↓↓↓

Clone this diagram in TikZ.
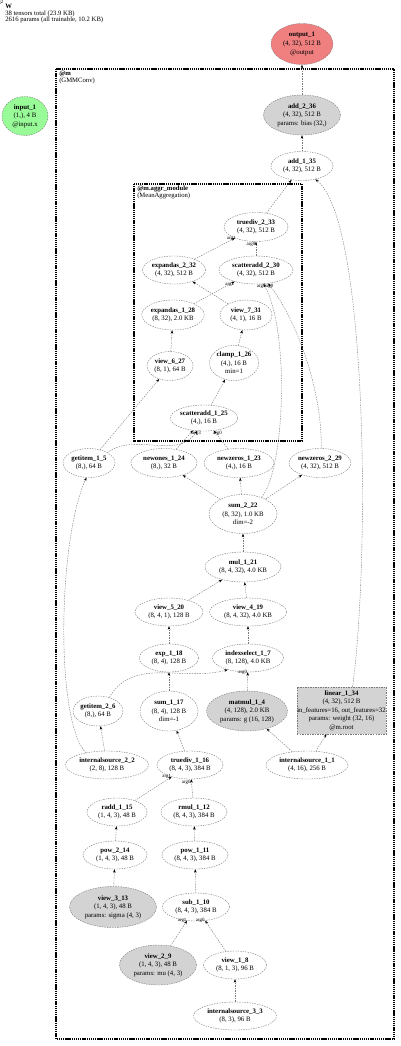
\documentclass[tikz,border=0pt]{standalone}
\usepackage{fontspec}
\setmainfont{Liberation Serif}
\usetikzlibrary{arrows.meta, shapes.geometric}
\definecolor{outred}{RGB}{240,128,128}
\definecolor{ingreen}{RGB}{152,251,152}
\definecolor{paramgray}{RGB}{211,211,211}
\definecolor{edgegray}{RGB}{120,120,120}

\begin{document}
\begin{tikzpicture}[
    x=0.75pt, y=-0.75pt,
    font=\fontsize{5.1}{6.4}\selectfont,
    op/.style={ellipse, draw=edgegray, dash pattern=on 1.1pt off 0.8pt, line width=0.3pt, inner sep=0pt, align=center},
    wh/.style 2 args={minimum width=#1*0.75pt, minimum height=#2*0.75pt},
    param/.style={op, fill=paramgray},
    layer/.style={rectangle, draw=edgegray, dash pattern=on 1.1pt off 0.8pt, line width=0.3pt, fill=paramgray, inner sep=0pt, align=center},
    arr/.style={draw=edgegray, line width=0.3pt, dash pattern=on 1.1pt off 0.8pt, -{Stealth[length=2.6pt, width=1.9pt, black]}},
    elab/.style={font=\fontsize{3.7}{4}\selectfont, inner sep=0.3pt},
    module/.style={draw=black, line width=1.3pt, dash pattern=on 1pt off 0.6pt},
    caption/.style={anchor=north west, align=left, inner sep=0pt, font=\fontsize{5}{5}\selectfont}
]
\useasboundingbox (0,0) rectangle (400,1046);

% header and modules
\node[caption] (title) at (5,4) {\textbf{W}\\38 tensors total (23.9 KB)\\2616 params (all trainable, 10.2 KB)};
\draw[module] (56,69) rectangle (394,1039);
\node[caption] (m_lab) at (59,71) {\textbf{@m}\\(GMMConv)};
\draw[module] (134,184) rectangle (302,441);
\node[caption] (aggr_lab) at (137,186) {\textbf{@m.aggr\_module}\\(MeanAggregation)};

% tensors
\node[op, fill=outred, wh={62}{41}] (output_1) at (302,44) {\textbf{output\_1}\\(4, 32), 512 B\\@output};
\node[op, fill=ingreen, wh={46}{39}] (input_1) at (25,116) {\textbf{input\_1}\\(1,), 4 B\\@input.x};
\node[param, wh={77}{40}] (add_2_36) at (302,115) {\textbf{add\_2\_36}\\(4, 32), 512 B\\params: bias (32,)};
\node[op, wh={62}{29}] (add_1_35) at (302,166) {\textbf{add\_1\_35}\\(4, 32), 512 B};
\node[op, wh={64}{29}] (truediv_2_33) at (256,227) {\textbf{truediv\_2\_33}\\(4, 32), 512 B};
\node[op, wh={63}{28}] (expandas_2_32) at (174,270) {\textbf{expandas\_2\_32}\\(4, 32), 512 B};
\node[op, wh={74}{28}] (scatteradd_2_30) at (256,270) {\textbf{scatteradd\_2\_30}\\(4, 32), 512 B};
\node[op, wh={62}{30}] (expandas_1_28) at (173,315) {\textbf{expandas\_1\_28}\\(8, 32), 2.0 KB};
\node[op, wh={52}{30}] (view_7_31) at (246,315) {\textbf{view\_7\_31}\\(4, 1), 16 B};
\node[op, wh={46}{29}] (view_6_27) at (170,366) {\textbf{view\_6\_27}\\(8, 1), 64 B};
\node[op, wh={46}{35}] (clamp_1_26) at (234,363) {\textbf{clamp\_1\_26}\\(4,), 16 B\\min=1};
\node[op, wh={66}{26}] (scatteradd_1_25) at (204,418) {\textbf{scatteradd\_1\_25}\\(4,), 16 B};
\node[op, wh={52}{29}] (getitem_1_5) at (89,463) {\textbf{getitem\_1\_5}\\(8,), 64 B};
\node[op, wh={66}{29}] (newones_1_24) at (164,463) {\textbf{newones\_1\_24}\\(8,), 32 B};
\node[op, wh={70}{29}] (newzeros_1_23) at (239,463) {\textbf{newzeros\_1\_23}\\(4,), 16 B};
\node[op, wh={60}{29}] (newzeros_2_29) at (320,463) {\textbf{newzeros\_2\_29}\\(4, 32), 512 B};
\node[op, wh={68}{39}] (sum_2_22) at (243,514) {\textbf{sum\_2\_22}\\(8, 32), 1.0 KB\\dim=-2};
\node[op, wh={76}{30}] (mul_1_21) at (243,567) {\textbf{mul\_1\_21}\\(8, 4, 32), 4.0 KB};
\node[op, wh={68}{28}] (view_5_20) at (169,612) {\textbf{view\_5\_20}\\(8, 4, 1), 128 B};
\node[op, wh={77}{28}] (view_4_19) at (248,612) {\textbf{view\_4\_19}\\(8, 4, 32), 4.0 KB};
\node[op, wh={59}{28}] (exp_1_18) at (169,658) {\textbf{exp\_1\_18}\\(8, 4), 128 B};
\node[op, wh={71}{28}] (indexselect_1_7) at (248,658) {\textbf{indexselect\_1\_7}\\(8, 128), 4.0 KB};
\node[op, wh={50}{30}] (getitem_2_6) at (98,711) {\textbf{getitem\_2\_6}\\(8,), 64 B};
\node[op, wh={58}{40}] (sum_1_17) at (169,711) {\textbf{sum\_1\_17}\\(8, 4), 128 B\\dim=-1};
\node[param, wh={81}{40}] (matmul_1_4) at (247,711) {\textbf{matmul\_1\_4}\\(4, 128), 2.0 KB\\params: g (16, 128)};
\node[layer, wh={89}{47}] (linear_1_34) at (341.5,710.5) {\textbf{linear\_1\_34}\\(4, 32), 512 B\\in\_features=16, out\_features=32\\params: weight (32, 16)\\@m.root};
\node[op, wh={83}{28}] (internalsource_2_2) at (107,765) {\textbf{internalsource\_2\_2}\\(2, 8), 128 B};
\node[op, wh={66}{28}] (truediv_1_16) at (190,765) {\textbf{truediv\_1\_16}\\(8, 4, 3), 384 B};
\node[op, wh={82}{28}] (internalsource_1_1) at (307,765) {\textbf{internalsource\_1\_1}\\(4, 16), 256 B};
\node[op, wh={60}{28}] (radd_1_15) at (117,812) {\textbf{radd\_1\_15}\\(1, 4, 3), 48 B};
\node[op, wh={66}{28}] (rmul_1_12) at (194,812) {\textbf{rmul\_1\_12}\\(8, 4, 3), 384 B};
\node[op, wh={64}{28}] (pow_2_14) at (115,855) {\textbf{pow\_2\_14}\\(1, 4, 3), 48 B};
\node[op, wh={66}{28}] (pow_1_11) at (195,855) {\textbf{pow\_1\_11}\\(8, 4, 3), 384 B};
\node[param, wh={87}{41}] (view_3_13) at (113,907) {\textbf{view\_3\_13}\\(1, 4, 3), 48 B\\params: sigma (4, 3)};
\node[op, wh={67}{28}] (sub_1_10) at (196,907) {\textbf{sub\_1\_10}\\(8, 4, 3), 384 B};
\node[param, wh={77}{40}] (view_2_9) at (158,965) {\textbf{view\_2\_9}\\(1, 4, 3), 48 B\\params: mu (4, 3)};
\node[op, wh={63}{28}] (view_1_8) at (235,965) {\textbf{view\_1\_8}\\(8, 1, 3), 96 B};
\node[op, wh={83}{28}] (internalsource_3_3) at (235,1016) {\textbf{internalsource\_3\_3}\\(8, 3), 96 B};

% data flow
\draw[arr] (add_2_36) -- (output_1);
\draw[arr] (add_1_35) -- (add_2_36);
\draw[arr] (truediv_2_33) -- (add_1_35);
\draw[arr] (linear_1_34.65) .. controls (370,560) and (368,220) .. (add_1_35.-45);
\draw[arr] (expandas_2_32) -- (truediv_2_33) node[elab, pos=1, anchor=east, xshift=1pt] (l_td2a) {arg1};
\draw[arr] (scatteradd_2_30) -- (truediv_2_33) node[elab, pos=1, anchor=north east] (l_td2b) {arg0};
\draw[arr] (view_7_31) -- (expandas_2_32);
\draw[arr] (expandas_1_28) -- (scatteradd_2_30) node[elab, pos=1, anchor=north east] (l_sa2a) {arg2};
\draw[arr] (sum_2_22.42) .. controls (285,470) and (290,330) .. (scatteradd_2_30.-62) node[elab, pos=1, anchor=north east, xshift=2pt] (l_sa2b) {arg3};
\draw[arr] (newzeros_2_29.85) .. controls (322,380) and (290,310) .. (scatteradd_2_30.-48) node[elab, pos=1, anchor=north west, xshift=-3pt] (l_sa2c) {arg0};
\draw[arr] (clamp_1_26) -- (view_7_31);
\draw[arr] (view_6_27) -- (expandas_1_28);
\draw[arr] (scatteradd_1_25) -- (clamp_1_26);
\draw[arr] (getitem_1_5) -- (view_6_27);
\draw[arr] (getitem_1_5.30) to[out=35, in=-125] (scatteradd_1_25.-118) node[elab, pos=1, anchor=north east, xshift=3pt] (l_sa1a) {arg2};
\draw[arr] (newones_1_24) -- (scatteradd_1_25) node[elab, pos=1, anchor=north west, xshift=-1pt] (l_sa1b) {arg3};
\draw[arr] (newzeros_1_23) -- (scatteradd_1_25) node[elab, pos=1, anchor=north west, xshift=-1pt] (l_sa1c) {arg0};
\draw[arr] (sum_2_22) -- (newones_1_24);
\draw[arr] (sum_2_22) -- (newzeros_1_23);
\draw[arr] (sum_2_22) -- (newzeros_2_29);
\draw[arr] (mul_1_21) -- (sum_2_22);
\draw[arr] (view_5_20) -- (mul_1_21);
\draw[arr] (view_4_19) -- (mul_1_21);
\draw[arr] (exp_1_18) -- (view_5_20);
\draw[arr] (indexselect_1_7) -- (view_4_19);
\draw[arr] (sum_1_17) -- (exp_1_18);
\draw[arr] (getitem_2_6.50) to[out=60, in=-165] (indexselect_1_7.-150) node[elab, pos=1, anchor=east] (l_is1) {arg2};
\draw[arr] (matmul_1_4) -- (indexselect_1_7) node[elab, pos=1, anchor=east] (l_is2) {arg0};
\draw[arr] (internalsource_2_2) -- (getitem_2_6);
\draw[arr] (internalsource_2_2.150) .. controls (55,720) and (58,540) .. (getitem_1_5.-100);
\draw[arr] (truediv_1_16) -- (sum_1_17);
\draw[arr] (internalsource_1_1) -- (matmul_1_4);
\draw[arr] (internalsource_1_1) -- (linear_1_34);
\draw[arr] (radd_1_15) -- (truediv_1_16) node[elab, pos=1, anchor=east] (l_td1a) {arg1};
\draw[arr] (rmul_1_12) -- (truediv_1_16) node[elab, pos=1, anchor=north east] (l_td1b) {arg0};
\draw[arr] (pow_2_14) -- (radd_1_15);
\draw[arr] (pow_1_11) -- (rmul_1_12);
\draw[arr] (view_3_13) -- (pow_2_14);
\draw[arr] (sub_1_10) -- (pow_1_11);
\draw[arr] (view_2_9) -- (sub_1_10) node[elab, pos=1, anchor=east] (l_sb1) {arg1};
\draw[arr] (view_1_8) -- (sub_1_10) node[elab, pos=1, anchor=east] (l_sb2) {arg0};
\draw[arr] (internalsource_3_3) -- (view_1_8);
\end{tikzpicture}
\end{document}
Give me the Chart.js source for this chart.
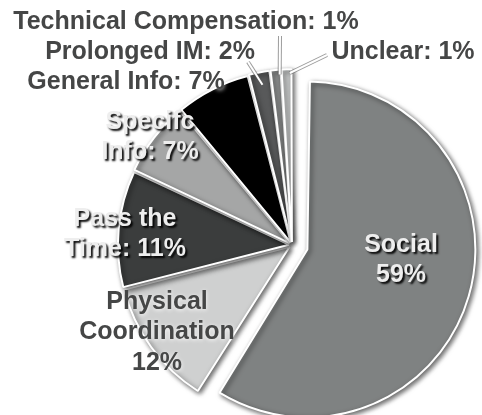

↑↑↑

*PROBLEM DESCRIPTION*:
Identify which lines contain the word "this" and copy each one.

*ANSWER IN FULL*:
Clone this diagram in TikZ.
Give me the Chart.js source for this chart.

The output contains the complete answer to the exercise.